The key innovation comes from Noonautics' extended-state DMTx protocol, which can stretch DMT experiences from their typical few-minute duration into hours-long journeys. This extended timeframe allows trained scientists and other expert observers to make precise observations and conduct experiments within the altered state itself—to test and refine hypotheses in real time. Gallimore describes it bluntly: "With a theoretical foundation for the highly unusual state of consciousness induced by DMT, we can test these theories experimentally."
Meanwhile, Hoffman's team will deploy mathematical models, including a new version of trace logic designed specifically for conscious observers, to develop that theoretical foundation. The goal is elegant but ambitious: create a quantitative language for interpreting the rich details of experiences that have historically defied quantification. As Hoffman frames it, the project "will provide a new framework for exploring the effects of psychoactive substances such as DMT on the structure and function of spacetime."
What makes this collaboration significant is not just its scientific novelty, but what it represents about where consciousness research is heading. For too long, subjective experiences have been dismissed as "merely subjective"—as if the fact that something happens inside a mind makes it less real or less worthy of rigorous study. This project suggests a different path: that conscious experience itself might follow mathematical laws we simply haven't yet learned to recognize.
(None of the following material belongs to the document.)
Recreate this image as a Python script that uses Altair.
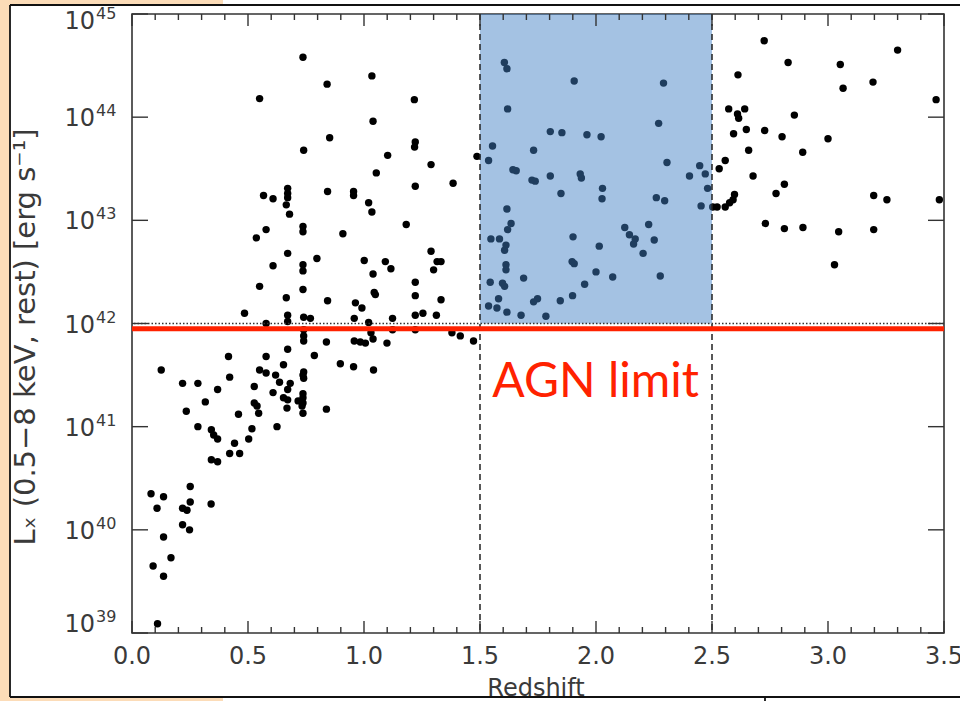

The findings have been published as a preprint on PsyArXiv, and Hoffman and Gallimore will discuss their research and its implications for a new science of reality on June 13, 2026, at the Lighthouse creative campus in Venice Beach, with plans for a public video release on YouTube. Gallimore looks further still: "This collaboration is a first step to a mathematics of altered states of consciousness and, ultimately, for engineering our perceptual interface to expand our view of reality." It's a vision that suggests consciousness research isn't about understanding the human mind in isolation—it's about fundamentally reframing how we perceive the nature of reality itself.